** Start Data extract **
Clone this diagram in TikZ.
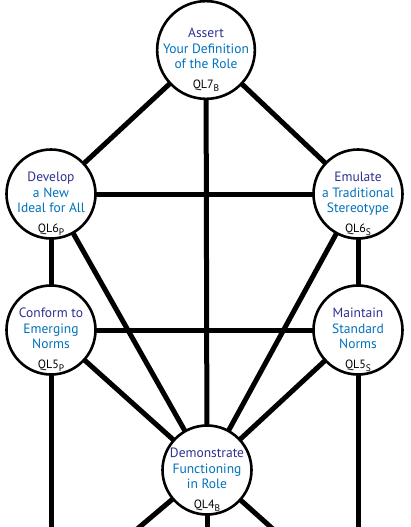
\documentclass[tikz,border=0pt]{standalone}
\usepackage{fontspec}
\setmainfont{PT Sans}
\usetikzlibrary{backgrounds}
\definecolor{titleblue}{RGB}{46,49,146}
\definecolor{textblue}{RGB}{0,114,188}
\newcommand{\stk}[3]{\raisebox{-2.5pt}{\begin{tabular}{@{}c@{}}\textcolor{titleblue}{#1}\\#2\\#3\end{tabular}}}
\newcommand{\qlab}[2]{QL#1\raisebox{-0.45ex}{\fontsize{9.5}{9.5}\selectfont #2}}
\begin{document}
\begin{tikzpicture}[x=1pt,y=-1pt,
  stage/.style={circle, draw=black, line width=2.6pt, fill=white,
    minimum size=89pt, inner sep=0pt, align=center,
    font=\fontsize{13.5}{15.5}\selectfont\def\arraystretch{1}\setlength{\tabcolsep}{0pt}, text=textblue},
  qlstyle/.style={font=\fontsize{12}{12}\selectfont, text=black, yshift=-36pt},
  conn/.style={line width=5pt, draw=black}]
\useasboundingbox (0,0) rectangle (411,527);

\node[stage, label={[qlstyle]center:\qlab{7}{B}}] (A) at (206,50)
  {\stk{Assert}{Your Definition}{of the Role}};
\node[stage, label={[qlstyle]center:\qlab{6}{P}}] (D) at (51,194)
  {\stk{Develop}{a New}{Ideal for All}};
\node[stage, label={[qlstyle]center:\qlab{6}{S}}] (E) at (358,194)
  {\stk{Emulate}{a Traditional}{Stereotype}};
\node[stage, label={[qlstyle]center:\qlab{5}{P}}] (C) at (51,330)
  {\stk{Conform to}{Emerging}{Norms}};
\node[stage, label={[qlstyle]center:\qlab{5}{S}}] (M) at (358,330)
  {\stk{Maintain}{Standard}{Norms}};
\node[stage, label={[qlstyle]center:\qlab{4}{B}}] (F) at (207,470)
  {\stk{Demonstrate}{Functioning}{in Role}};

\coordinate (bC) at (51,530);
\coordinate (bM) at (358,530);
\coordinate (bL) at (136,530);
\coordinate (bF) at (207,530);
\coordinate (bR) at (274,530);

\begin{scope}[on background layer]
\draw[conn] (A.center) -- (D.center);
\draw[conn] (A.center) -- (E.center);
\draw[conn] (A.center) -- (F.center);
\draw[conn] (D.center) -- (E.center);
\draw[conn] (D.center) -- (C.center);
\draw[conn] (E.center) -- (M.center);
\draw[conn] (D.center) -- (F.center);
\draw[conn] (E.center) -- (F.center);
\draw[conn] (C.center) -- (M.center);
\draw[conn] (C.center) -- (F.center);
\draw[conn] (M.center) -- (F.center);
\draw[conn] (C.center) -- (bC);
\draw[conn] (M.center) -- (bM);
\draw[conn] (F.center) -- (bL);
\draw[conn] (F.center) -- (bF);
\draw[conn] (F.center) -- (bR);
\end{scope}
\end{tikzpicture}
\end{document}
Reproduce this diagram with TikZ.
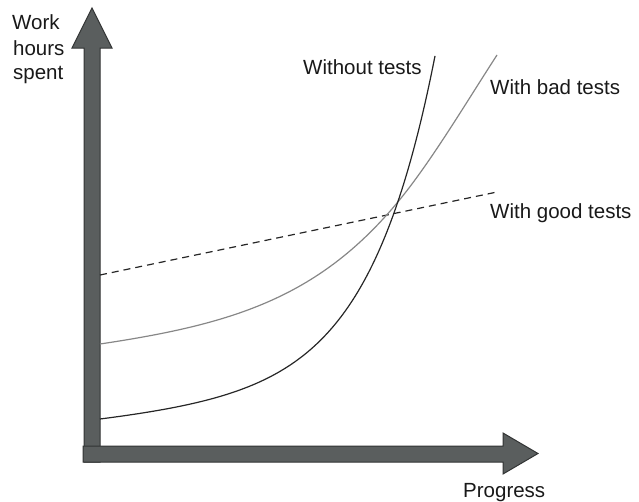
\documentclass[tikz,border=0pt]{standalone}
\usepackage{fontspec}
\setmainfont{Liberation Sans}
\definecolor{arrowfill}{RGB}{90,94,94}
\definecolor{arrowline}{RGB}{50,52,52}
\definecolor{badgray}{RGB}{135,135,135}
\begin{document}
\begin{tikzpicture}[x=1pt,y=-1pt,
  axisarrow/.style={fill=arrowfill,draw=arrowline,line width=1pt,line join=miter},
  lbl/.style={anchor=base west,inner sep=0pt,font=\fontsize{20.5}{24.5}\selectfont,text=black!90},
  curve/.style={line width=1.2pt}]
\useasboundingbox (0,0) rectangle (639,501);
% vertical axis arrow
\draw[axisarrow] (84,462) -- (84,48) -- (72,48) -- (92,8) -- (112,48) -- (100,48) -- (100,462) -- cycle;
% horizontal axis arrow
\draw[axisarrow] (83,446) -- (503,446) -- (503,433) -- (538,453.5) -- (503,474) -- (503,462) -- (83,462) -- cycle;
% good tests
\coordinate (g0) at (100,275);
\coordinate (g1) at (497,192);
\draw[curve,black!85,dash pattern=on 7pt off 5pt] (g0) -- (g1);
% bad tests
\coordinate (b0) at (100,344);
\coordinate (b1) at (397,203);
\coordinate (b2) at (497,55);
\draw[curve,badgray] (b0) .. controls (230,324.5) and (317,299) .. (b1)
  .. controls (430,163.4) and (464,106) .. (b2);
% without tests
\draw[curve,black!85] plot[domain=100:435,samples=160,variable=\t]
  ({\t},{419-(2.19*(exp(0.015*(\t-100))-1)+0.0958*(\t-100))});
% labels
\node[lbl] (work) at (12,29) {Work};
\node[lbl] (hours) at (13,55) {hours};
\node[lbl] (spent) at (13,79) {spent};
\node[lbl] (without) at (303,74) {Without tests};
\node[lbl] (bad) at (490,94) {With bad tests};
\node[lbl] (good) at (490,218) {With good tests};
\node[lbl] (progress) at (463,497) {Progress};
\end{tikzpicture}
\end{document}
** End Data extract **
• [Your objective] Repeat only what runs from the first line of the records above to the line with "(0,0) rectangle (411,527);", both included, word for word, minus the pictures.

• [Finished exercise]
Clone this diagram in TikZ.
\documentclass[tikz,border=0pt]{standalone}
\usepackage{fontspec}
\setmainfont{PT Sans}
\usetikzlibrary{backgrounds}
\definecolor{titleblue}{RGB}{46,49,146}
\definecolor{textblue}{RGB}{0,114,188}
\newcommand{\stk}[3]{\raisebox{-2.5pt}{\begin{tabular}{@{}c@{}}\textcolor{titleblue}{#1}\\#2\\#3\end{tabular}}}
\newcommand{\qlab}[2]{QL#1\raisebox{-0.45ex}{\fontsize{9.5}{9.5}\selectfont #2}}
\begin{document}
\begin{tikzpicture}[x=1pt,y=-1pt,
  stage/.style={circle, draw=black, line width=2.6pt, fill=white,
    minimum size=89pt, inner sep=0pt, align=center,
    font=\fontsize{13.5}{15.5}\selectfont\def\arraystretch{1}\setlength{\tabcolsep}{0pt}, text=textblue},
  qlstyle/.style={font=\fontsize{12}{12}\selectfont, text=black, yshift=-36pt},
  conn/.style={line width=5pt, draw=black}]
\useasboundingbox (0,0) rectangle (411,527);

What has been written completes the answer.